Local Politics

Law clerk takes on veteran judge for Court of Appeals seat

Posted May 5, 2010 5:49 p.m. EDT
Updated May 5, 2010 6:31 p.m. EDT

— An election for a seat on the North Carolina Court of Appeals in November will pit a candidate five years out of law school against an incumbent judge with decades of legal experience.

Steven Walker, 30, won 39 percent of the vote in Tuesday's primary, while incumbent Judge Rick Elmore finished second in the four-person race with 29 percent.

"I was just amazed, just amazed to get that percentage of the vote," Walker said.

Since earning his law degree from Campbell University in 2005, he has served as a clerk in the North Carolina Supreme Court. He has no trial experience, but he said none is needed to handle cases on appeal.

"I'm doing (as a clerk) what I'd be doing there," he said. "You read the law, you look at the facts of the case, you apply the facts of the case to the law, and then you come to the conclusion that you have."

Elmore has been on the bench since 2002, and he spent two decades practicing law before that.
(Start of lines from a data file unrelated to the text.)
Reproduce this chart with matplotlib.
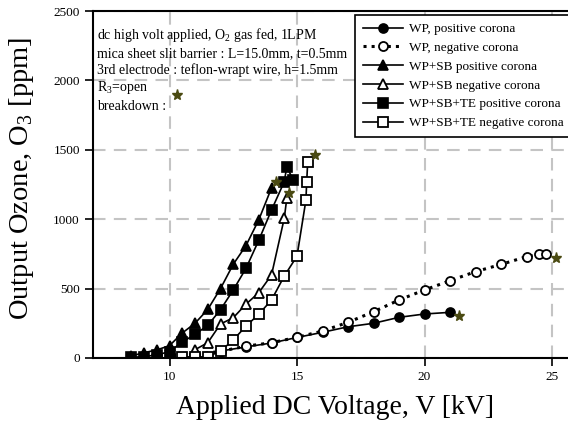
import matplotlib
matplotlib.use("Agg")
import matplotlib.pyplot as plt

plt.rcParams['font.family'] = ['Liberation Serif', 'DejaVu Serif']
plt.rcParams['mathtext.fontset'] = 'custom'
plt.rcParams['mathtext.rm'] = 'Liberation Serif'

# data (kV, ppm)
wp_pos_v = [12, 13, 14, 15, 16, 17, 18, 19, 20, 21]
wp_pos_o3 = [50, 80, 108, 148, 185, 225, 250, 293, 317, 329]

wp_neg_v = [9.5, 10, 11, 12, 13, 14, 15, 16, 17, 18, 19, 20, 21, 22, 23, 24, 24.5, 24.75]
wp_neg_o3 = [20, 20, 25, 48, 85, 110, 149, 194, 257, 333, 418, 490, 557, 622, 674, 730, 746, 746]

sb_pos_v = [8.5, 9, 9.5, 10, 10.5, 11, 11.5, 12, 12.5, 13, 13.5, 14]
sb_pos_o3 = [15, 38, 58, 89, 180, 250, 350, 500, 675, 810, 995, 1225]

sb_neg_v = [11, 11.5, 12, 12.5, 13, 13.5, 14, 14.5, 14.6]
sb_neg_o3 = [60, 110, 245, 290, 388, 470, 598, 1006, 1150]

te_pos_v = [8.5, 9, 9.5, 10, 10.5, 11, 11.5, 12, 12.5, 13, 13.5, 14, 14.5, 14.6, 14.85]
te_pos_o3 = [5, 10, 22, 46, 115, 170, 235, 348, 490, 646, 848, 1066, 1270, 1378, 1282]

te_neg_v = [10.5, 11, 11.5, 12, 12.5, 13, 13.5, 14, 14.5, 15, 15.35, 15.38, 15.42]
te_neg_o3 = [8, 8, 8, 50, 130, 230, 315, 418, 590, 734, 1138, 1268, 1414]

# breakdown points, plus the key star next to the text
bd_v = [21.35, 25.14, 14.16, 14.68, 15.7]
bd_o3 = [302, 718, 1270, 1186, 1462]
bd_key_v = [10.3]
bd_key_o3 = [1894]

x_ticks = [10, 15, 20, 25]
y_ticks = [0, 500, 1000, 1500, 2000, 2500]

notes = ["dc high volt applied, O$_2$ gas fed, 1LPM",
         "mica sheet slit barrier : L=15.0mm, t=0.5mm",
         "3rd electrode : teflon-wrapt wire, h=1.5mm",
         "R$_3$=open",
         "breakdown :"]
note_y = [0.958, 0.895, 0.850, 0.803, 0.744]

star_col = '#4a4a12'

fig = plt.figure(figsize=(5.68, 4.30), dpi=100)
ax = fig.add_axes([93 / 568, 72 / 430, 19 * 25.5 / 568, 347 / 430])

lw = 1.2
ax.plot(wp_pos_v, wp_pos_o3, '-o', color='k', lw=lw, ms=6.5, mfc='k', mec='k', mew=1.2,
        label='WP, positive corona')
ax.plot(wp_neg_v, wp_neg_o3, ':o', color='k', lw=2.2, ms=6.5, mfc='white', mec='k', mew=1.3,
        label='WP, negative corona')
ax.plot(sb_pos_v, sb_pos_o3, '-^', color='k', lw=lw, ms=7.5, mfc='k', mec='k', mew=1.2,
        label='WP+SB positive corona')
ax.plot(sb_neg_v, sb_neg_o3, '-^', color='k', lw=lw, ms=7.5, mfc='white', mec='k', mew=1.3,
        label='WP+SB negative corona')
ax.plot(te_pos_v, te_pos_o3, '-s', color='k', lw=lw, ms=6.5, mfc='k', mec='k', mew=1.2,
        label='WP+SB+TE positive corona')
ax.plot(te_neg_v, te_neg_o3, '-s', color='k', lw=lw, ms=6.5, mfc='white', mec='k', mew=1.3,
        label='WP+SB+TE negative corona')
ax.plot(bd_v, bd_o3, '*', color=star_col, ms=8, mec=star_col, zorder=5)
ax.plot(bd_key_v, bd_key_o3, '*', color=star_col, ms=8, mec=star_col, zorder=5)

ax.set_xlim(7, 26)
ax.set_ylim(0, 2500)
ax.set_xticks(x_ticks)
ax.set_yticks(y_ticks)
ax.tick_params(direction='out', length=6, width=1.2, labelsize=9.5)
ax.grid(True, color='#c4c4c4', lw=1.5, ls=(0, (6, 4)))
ax.set_axisbelow(True)
ax.spines['right'].set_visible(False)
for s in ['left', 'bottom', 'top']:
    ax.spines[s].set_linewidth(1.5)

for t, yy in zip(notes, note_y):
    ax.text(0.008, yy, t, transform=ax.transAxes, fontsize=10, va='top', ha='left')

fig.text(22 / 568, 1 - 178 / 430, 'Output Ozone, O$_3$ [ppm]', rotation=90,
         fontsize=20.5, ha='center', va='center')
fig.text(335 / 568, 1 - 408 / 430, 'Applied DC Voltage, V [kV]',
         fontsize=20, ha='center', va='center')

leg = ax.legend(loc='upper left', bbox_to_anchor=(355 / 568, 1 - 15 / 430),
                bbox_transform=fig.transFigure, borderaxespad=0, fontsize=9.5,
                frameon=True, fancybox=False, edgecolor='k', framealpha=1,
                handlelength=3.0, handletextpad=0.5, labelspacing=0.5,
                borderpad=0.6)
leg.get_frame().set_linewidth(1.2)

plt.savefig("out.png", dpi=100)
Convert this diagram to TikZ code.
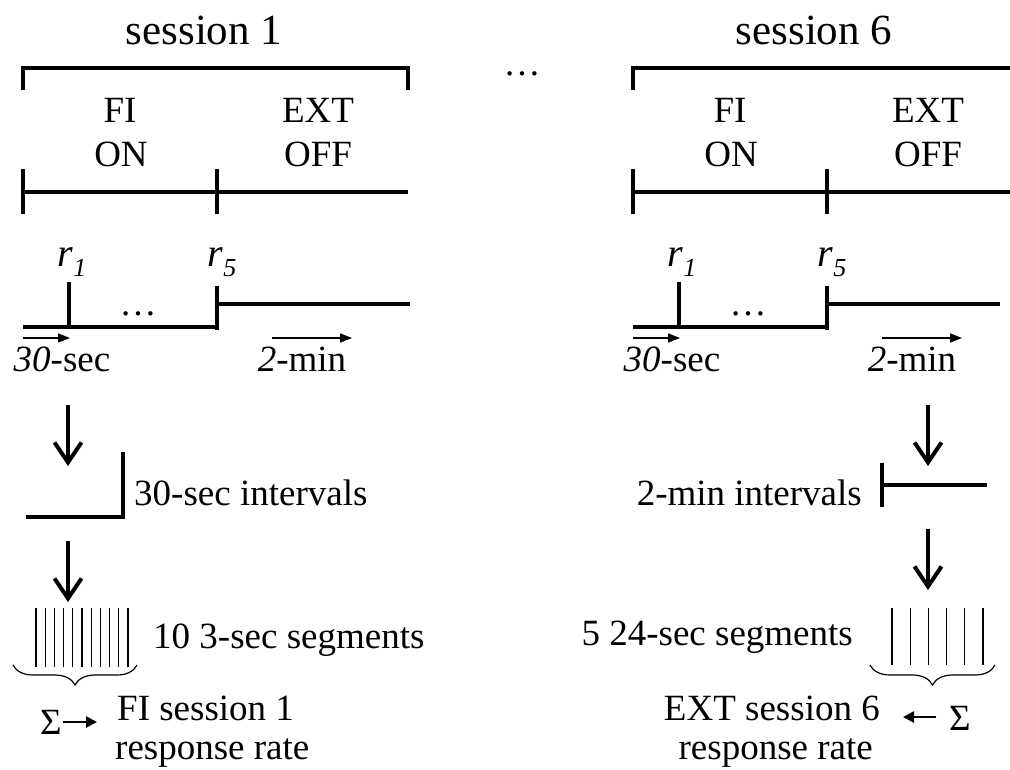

He declined to comment Wednesday on Walker's experience or youth.

"The election of judges in North Carolina is now a significant issue," he said. "Experience and qualifications are lost, even for the serious voters, when several names appear on the ballot with no indication of incumbency or party affiliation. We must move to a fair and politically-balanced commission to qualify judicial candidates for our appellate judges."

Damon Circosta, executive director of the North Carolina Center for Voter Education, said voters sometimes skip judicial races on the ballot or simply mark a name without knowing anything about the candidates.
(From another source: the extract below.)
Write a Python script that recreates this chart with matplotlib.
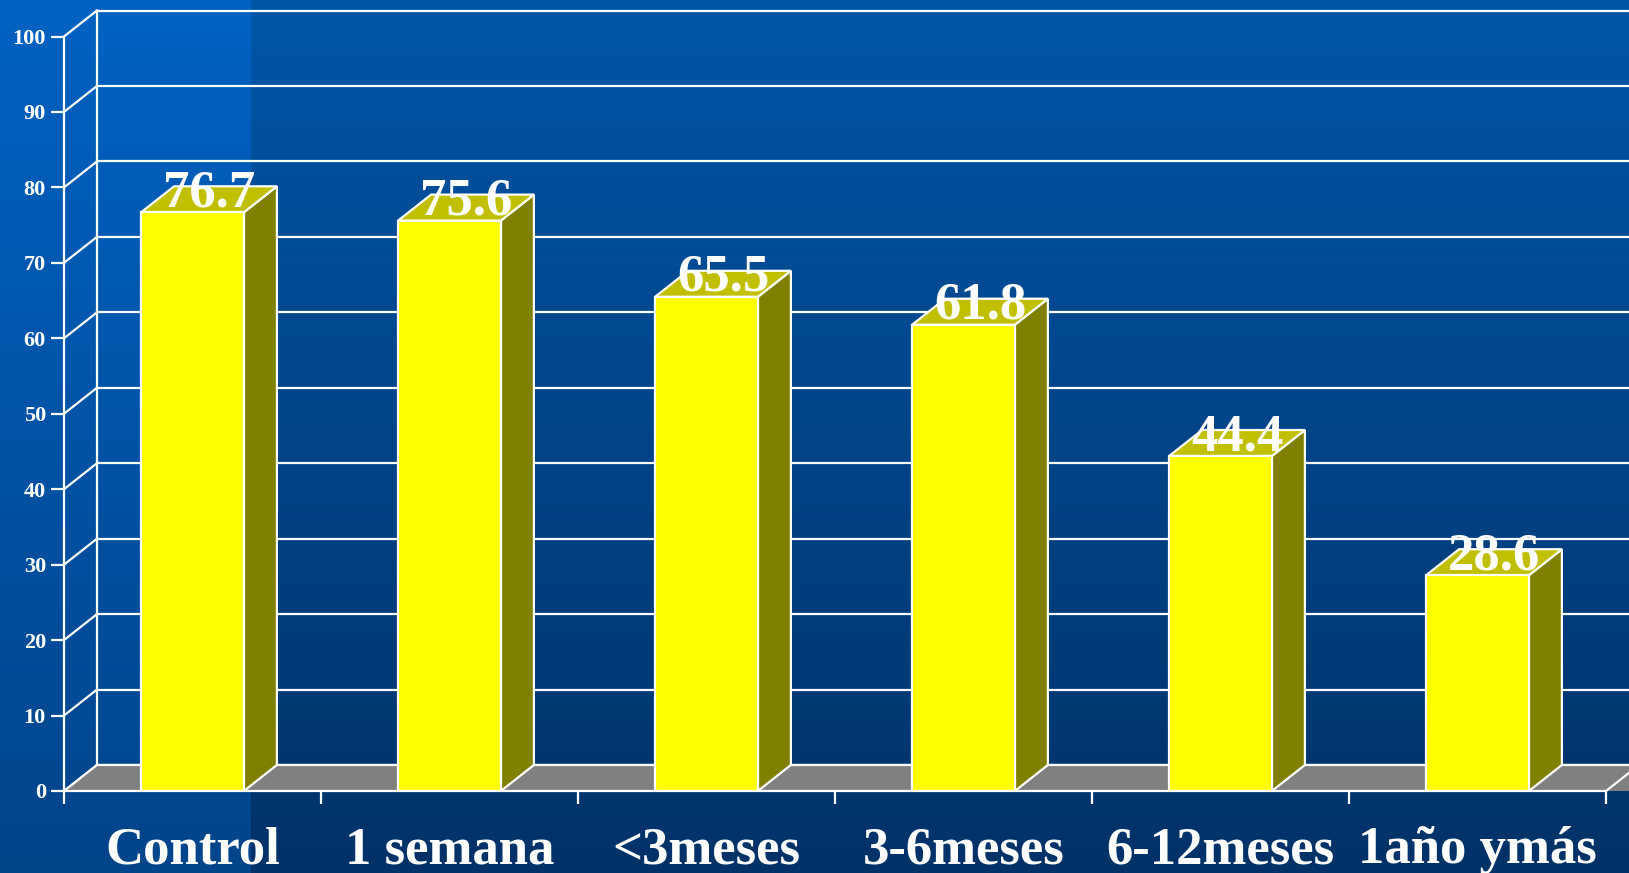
import numpy as np
import matplotlib
matplotlib.use("Agg")
import matplotlib.pyplot as plt
from matplotlib.patches import Polygon
from matplotlib.transforms import blended_transform_factory, offset_copy

# ---- data ----
categories = ["Control", "1 semana", "<3meses", "3-6meses", "6-12meses", "1año ymás"]
values = [76.7, 75.6, 65.5, 61.8, 44.4, 28.6]
yticks = [0, 10, 20, 30, 40, 50, 60, 70, 80, 90, 100]

# ---- layout (pixels) ----
W, H, DPI = 1629, 873, 100
x_left_px, x_right_px = 64, 1606
y0_px, y100_px = 791, 36.5          # from top
depth_dx_px, depth_dy_px = 33, 26

plt.rcParams['font.family'] = ['Liberation Serif', 'DejaVu Serif']
plt.rcParams['font.weight'] = 'bold'

fig = plt.figure(figsize=(W / DPI, H / DPI), dpi=DPI)

# background gradient
bg = fig.add_axes([0, 0, 1, 1])
bg.set_axis_off()
t = np.linspace(0, 1, 256)[:, None]
main_top = np.array([0, 86, 168]) / 255
main_bot = np.array([0, 50, 104]) / 255
left_top = np.array([0, 98, 194]) / 255
left_bot = np.array([0, 68, 138]) / 255
img = np.zeros((256, W, 3))
panel = 251
img[:, :panel, :] = (left_top[None, None, :] * (1 - t[..., None]) + left_bot[None, None, :] * t[..., None])
img[:, panel:, :] = (main_top[None, None, :] * (1 - t[..., None]) + main_bot[None, None, :] * t[..., None])
bg.imshow(img, aspect='auto', extent=[0, 1, 0, 1], interpolation='bilinear')
bg.set_xlim(0, 1)
bg.set_ylim(0, 1)

# main axes
ax = fig.add_axes([x_left_px / W, (H - y0_px) / H,
                   (x_right_px - x_left_px) / W, (y0_px - y100_px) / H])
ax.set_facecolor('none')
n = len(categories)
ax.set_xlim(-0.5, n - 0.5)
ax.set_ylim(0, 100)

ddx = depth_dx_px / ((x_right_px - x_left_px) / n)
ddy = depth_dy_px / ((y0_px - y100_px) / 100)

white = 'white'
lw = 1.6

# back wall gridlines + diagonals
for yv in yticks:
    ax.plot([-0.5, -0.5 + ddx], [yv, yv + ddy], color=white, lw=lw, clip_on=False, zorder=2)
    ax.plot([-0.5 + ddx, n + 1], [yv + ddy, yv + ddy], color=white, lw=lw, clip_on=False, zorder=1)
ax.plot([-0.5 + ddx, -0.5 + ddx], [ddy, 100 + ddy], color=white, lw=lw, clip_on=False, zorder=1)

# floor
floor = Polygon([(-0.5, 0), (-0.5 + ddx, ddy), (n + 1, ddy), (n + 1, 0)],
                closed=True, facecolor='#808080', edgecolor='none', clip_on=False, zorder=2)
ax.add_patch(floor)
ax.plot([-0.5, -0.5 + ddx], [0, ddy], color=white, lw=lw, clip_on=False, zorder=3)
ax.plot([-0.5 + ddx, n + 1], [ddy, ddy], color=white, lw=lw, clip_on=False, zorder=3)
ax.plot([n - 0.5, n - 0.5 + ddx], [0, ddy], color=white, lw=lw, clip_on=False, zorder=3)

# bars
bw = 0.4
xs = np.arange(n)
ax.bar(xs, values, width=bw, color='#FFFF00', edgecolor=white, linewidth=lw, zorder=5)
for x, v in zip(xs, values):
    r = x + bw / 2
    l = x - bw / 2
    side = Polygon([(r, 0), (r + ddx, ddy), (r + ddx, v + ddy), (r, v)], closed=True,
                   facecolor='#808000', edgecolor=white, lw=lw, zorder=4, clip_on=False)
    top = Polygon([(l, v), (l + ddx, v + ddy), (r + ddx, v + ddy), (r, v)], closed=True,
                  facecolor='#C0C000', edgecolor=white, lw=lw, zorder=4, clip_on=False)
    ax.add_patch(side)
    ax.add_patch(top)
    tr = offset_copy(ax.transData, fig=fig, x=0, y=6, units='dots')
    ax.text(x + ddx / 2, v, f"{v:.1f}", transform=tr, ha='center', va='baseline',
            color=white, fontsize=38, fontweight='bold', zorder=10, clip_on=False)

# spines and ticks
for s in ['top', 'right']:
    ax.spines[s].set_visible(False)
for s in ['left', 'bottom']:
    ax.spines[s].set_color(white)
    ax.spines[s].set_linewidth(lw)
    ax.spines[s].set_zorder(6)
ax.set_yticks(yticks)
ax.set_yticklabels([str(v) for v in yticks])
ax.tick_params(axis='y', colors=white, length=9.5, width=lw, direction='out',
               labelsize=16, pad=3.5)
for lab in ax.get_yticklabels():
    lab.set_fontweight('bold')
ax.set_xticks(np.arange(-0.5, n, 1.0))
ax.set_xticklabels([''] * (n + 1))
ax.tick_params(axis='x', colors=white, length=9, width=lw, direction='out')

# category labels
trx = blended_transform_factory(ax.transData, fig.transFigure)
for x, c in zip(xs, categories):
    ax.text(x, (H - 863) / H, c, transform=trx, ha='center', va='baseline',
            color=white, fontsize=38, fontweight='bold', clip_on=False)

fig.savefig('out.png', dpi=DPI)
"Typically what you'll see is people are less familiar with the judicial races than they are, say, the United States Senate," Circosta said.

The State Board of Elections flips the order of candidates on the ballot each election. In the primary, it listed them in reverse alphabetical order, starting with the letter X. That meant Walker's name appeared first.

"His name is at the top of the ballot, and he won fairly handily," Circosta said, adding, "I'm not saying that he wouldn't have won otherwise."

Walker credited his victory to the campaigning he did in recent weeks and the fact that he calls himself a conservative. He said he's hoping for a repeat of the primary results in the general election.

"I would just say look at the quality of the experience more than the quantity of the experience," he said.